----- Working data
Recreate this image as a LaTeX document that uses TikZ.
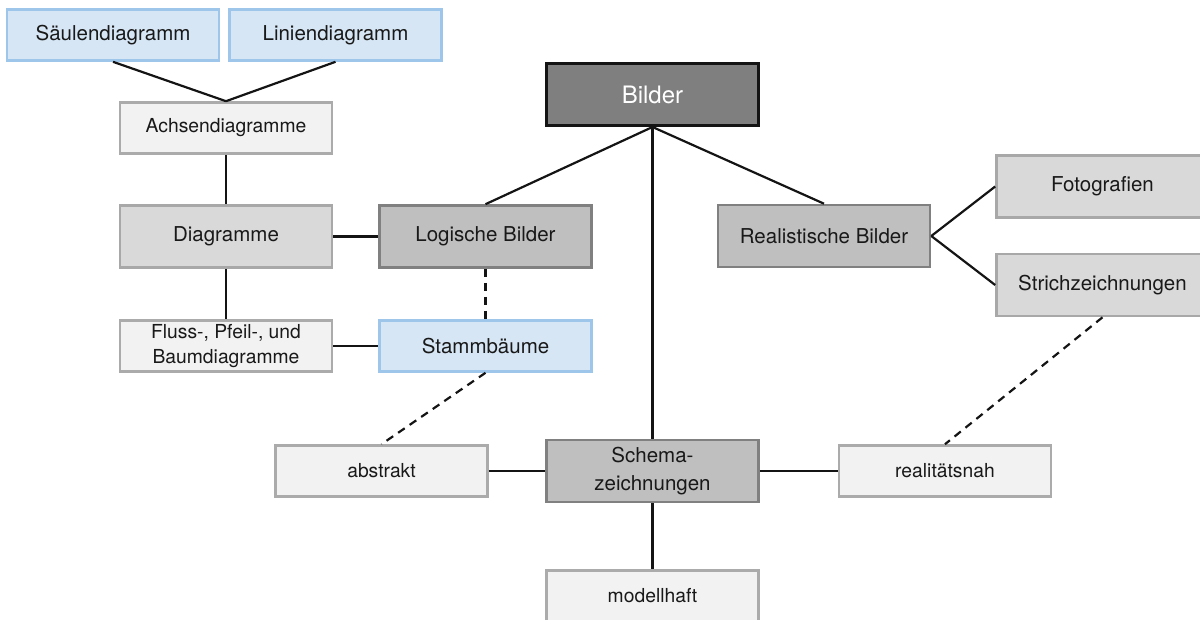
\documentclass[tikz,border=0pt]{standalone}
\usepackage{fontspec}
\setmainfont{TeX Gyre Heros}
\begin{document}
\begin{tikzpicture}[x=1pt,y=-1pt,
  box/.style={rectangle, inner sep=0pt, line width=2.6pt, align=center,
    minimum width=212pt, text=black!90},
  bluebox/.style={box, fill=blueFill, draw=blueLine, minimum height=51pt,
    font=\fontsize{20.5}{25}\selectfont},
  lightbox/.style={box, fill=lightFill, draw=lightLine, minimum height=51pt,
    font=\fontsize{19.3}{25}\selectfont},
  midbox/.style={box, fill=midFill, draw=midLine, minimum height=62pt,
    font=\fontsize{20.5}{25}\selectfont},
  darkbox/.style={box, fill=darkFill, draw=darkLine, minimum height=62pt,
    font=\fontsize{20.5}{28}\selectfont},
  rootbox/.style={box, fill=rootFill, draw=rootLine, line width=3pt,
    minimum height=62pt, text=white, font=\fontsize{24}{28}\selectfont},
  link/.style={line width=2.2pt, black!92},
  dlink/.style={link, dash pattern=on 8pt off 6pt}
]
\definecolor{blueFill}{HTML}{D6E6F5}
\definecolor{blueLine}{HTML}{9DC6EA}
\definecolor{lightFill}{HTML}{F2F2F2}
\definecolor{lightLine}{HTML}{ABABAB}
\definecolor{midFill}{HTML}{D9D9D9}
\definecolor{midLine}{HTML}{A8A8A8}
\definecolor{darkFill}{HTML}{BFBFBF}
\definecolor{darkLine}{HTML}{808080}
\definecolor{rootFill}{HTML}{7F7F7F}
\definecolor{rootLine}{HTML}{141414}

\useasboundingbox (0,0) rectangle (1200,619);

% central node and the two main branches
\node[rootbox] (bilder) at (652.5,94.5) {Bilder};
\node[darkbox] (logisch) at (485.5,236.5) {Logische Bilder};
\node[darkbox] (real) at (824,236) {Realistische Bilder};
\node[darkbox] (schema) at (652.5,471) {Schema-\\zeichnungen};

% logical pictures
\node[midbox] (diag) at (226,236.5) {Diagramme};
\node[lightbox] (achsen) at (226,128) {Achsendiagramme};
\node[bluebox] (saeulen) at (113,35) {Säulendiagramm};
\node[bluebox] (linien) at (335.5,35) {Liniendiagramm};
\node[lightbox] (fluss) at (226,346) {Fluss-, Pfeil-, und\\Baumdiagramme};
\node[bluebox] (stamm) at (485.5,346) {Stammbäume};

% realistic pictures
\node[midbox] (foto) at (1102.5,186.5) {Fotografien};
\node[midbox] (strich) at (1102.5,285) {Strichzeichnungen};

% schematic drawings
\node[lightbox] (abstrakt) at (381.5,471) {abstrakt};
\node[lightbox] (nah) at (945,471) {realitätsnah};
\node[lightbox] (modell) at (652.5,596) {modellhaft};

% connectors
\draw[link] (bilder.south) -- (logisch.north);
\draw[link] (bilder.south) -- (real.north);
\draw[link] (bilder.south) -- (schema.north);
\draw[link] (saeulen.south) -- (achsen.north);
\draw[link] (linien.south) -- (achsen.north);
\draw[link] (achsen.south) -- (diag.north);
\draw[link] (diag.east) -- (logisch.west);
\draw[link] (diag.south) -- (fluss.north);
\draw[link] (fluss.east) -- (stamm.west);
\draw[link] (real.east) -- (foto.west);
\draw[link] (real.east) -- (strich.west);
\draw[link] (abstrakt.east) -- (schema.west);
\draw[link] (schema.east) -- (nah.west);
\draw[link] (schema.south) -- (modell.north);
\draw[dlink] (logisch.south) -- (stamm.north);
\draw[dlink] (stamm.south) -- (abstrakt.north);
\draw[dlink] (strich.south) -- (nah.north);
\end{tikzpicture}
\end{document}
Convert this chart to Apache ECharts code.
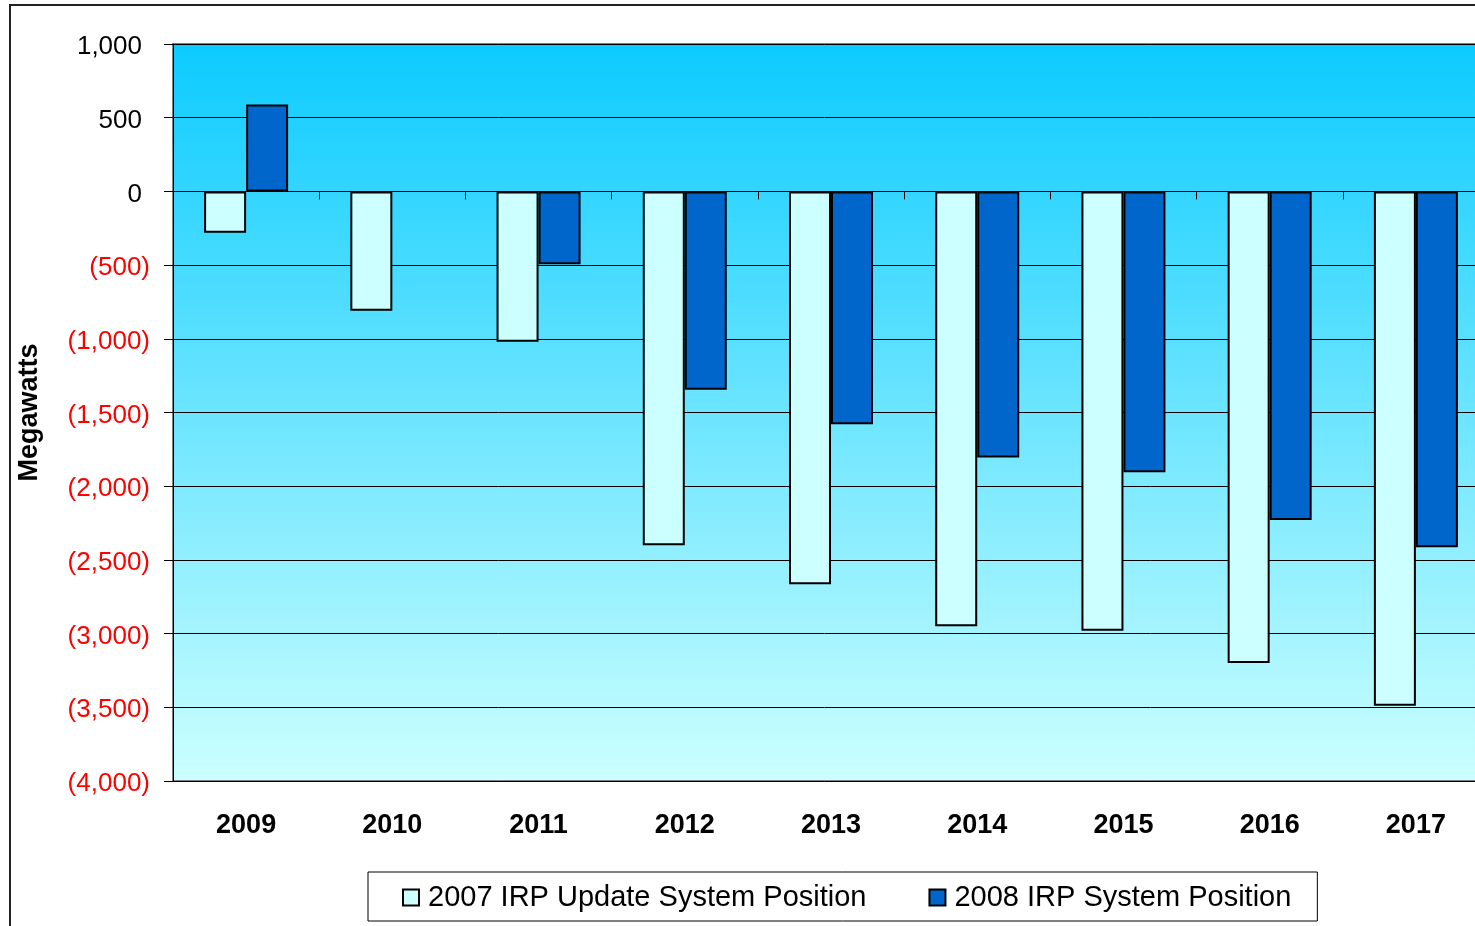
----------
[What needs to be done]: Can the entries above be repeated exactly, without their pictures?

[Response]:
Recreate this image as a LaTeX document that uses TikZ.
\documentclass[tikz,border=0pt]{standalone}
\usepackage{fontspec}
\setmainfont{TeX Gyre Heros}
\begin{document}
\begin{tikzpicture}[x=1pt,y=-1pt,
  box/.style={rectangle, inner sep=0pt, line width=2.6pt, align=center,
    minimum width=212pt, text=black!90},
  bluebox/.style={box, fill=blueFill, draw=blueLine, minimum height=51pt,
    font=\fontsize{20.5}{25}\selectfont},
  lightbox/.style={box, fill=lightFill, draw=lightLine, minimum height=51pt,
    font=\fontsize{19.3}{25}\selectfont},
  midbox/.style={box, fill=midFill, draw=midLine, minimum height=62pt,
    font=\fontsize{20.5}{25}\selectfont},
  darkbox/.style={box, fill=darkFill, draw=darkLine, minimum height=62pt,
    font=\fontsize{20.5}{28}\selectfont},
  rootbox/.style={box, fill=rootFill, draw=rootLine, line width=3pt,
    minimum height=62pt, text=white, font=\fontsize{24}{28}\selectfont},
  link/.style={line width=2.2pt, black!92},
  dlink/.style={link, dash pattern=on 8pt off 6pt}
]
\definecolor{blueFill}{HTML}{D6E6F5}
\definecolor{blueLine}{HTML}{9DC6EA}
\definecolor{lightFill}{HTML}{F2F2F2}
\definecolor{lightLine}{HTML}{ABABAB}
\definecolor{midFill}{HTML}{D9D9D9}
\definecolor{midLine}{HTML}{A8A8A8}
\definecolor{darkFill}{HTML}{BFBFBF}
\definecolor{darkLine}{HTML}{808080}
\definecolor{rootFill}{HTML}{7F7F7F}
\definecolor{rootLine}{HTML}{141414}

\useasboundingbox (0,0) rectangle (1200,619);

% central node and the two main branches
\node[rootbox] (bilder) at (652.5,94.5) {Bilder};
\node[darkbox] (logisch) at (485.5,236.5) {Logische Bilder};
\node[darkbox] (real) at (824,236) {Realistische Bilder};
\node[darkbox] (schema) at (652.5,471) {Schema-\\zeichnungen};

% logical pictures
\node[midbox] (diag) at (226,236.5) {Diagramme};
\node[lightbox] (achsen) at (226,128) {Achsendiagramme};
\node[bluebox] (saeulen) at (113,35) {Säulendiagramm};
\node[bluebox] (linien) at (335.5,35) {Liniendiagramm};
\node[lightbox] (fluss) at (226,346) {Fluss-, Pfeil-, und\\Baumdiagramme};
\node[bluebox] (stamm) at (485.5,346) {Stammbäume};

% realistic pictures
\node[midbox] (foto) at (1102.5,186.5) {Fotografien};
\node[midbox] (strich) at (1102.5,285) {Strichzeichnungen};

% schematic drawings
\node[lightbox] (abstrakt) at (381.5,471) {abstrakt};
\node[lightbox] (nah) at (945,471) {realitätsnah};
\node[lightbox] (modell) at (652.5,596) {modellhaft};

% connectors
\draw[link] (bilder.south) -- (logisch.north);
\draw[link] (bilder.south) -- (real.north);
\draw[link] (bilder.south) -- (schema.north);
\draw[link] (saeulen.south) -- (achsen.north);
\draw[link] (linien.south) -- (achsen.north);
\draw[link] (achsen.south) -- (diag.north);
\draw[link] (diag.east) -- (logisch.west);
\draw[link] (diag.south) -- (fluss.north);
\draw[link] (fluss.east) -- (stamm.west);
\draw[link] (real.east) -- (foto.west);
\draw[link] (real.east) -- (strich.west);
\draw[link] (abstrakt.east) -- (schema.west);
\draw[link] (schema.east) -- (nah.west);
\draw[link] (schema.south) -- (modell.north);
\draw[dlink] (logisch.south) -- (stamm.north);
\draw[dlink] (stamm.south) -- (abstrakt.north);
\draw[dlink] (strich.south) -- (nah.north);
\end{tikzpicture}
\end{document}
Convert this chart to Apache ECharts code.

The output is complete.